1) How Does the Property Compare to the Market?
This is a fairly straightforward assessment. This is where real estate investors consider how the property is currently being used and then compare it with other similar-type income properties in the local market.
For example, if the subject property is a multifamily apartment building then you would want to know how the subject property measures up to other multifamily apartment buildings recently sold in the local market. Namely, is it as good, inferior, or heads and shoulders above the rest? Does your assessment apply to the property’s current condition or with minimal alterations?
2) What Is Expected During the Holding Period?
This concerns the real estate investing objectives set by the investor and the period of time that he or she expects to hold the real estate investment.
Some real estate investors, for example, might simply want to add value by increasing the rents and then re-selling the investment for a profit immediately. Others might have their sights on retirement and are looking for long-term ownership as a means to generate future supplementary income.
If your real estate investing objective is to buy and sell immediately then you must be certain that the numbers support a profit after all costs to acquire, perhaps rehab, and then re-sell the property and that the marketplace would in fact favor a sale.
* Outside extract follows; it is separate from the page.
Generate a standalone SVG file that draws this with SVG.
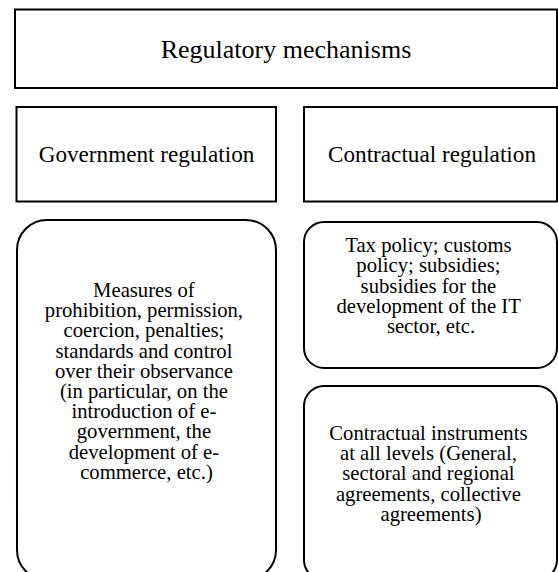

In the case of long term ownership, you must be sure that your cash flow projections are reasonable (not overly optimistic) and will likely produce the amount of income you desire.
3) What are the Physical and Economic Characteristics?
This concerns the type of rental agreements already in force that might impede or inhibit the real estate investor from making substantial improvements to the property.
If the subject property has long term leases already in effect, for instance, you get some amount of financial security but essentially cannot as readily make improvements that might warrant higher rents and perhaps add value to the investment property. Whereas month-to-month rental agreements might not feel as financially secure but at the same time they offer you an opportunity improve the space when they become vacant and in turn to seek out tenants willing to pay higher rents perhaps on longer term leases.
4) How Does the Property Stack Up to the Competition?
This concerns the subject property’s location, age, type of construction, condition, unit size, amenities and features with an eye upon specific differences compared to other similar rental property in the area.
In this case you need to evaluate those issues about the subject property that cannot be changed along with those that can in order to determine the impact they might have on your profitability.
Issues like location, for example, are unchangeable, therefore you must make an evaluation whether the location is a positive feature or will continually present challenges for you to keep the units occupied at market rents? The subject property’s condition, on the other hand, can be dealt with but will it improve the property’s position in the market, and at what cost?
5) What are the Operating Expenses?
This concerns those expenditures that keep the property in operation such as utilities and trash, repairs and maintenance, advertising expenses, licenses and fees, and so on.
This is vital for you to know and validate because operating expenses directly affects cash flow and profitability. In this case, you want to be sure that your investment analysis relies on realistic numbers for all your projections. The current owner might indicate an operating expense ratio of 40%, for example, whereas you might discover upon closer evaluation that the operating expense ratio is more realistic at 44%. Without a sound investment analysis to validate the property’s operating expenses you could make an unwise investment decision that will end up biting you in the wallet.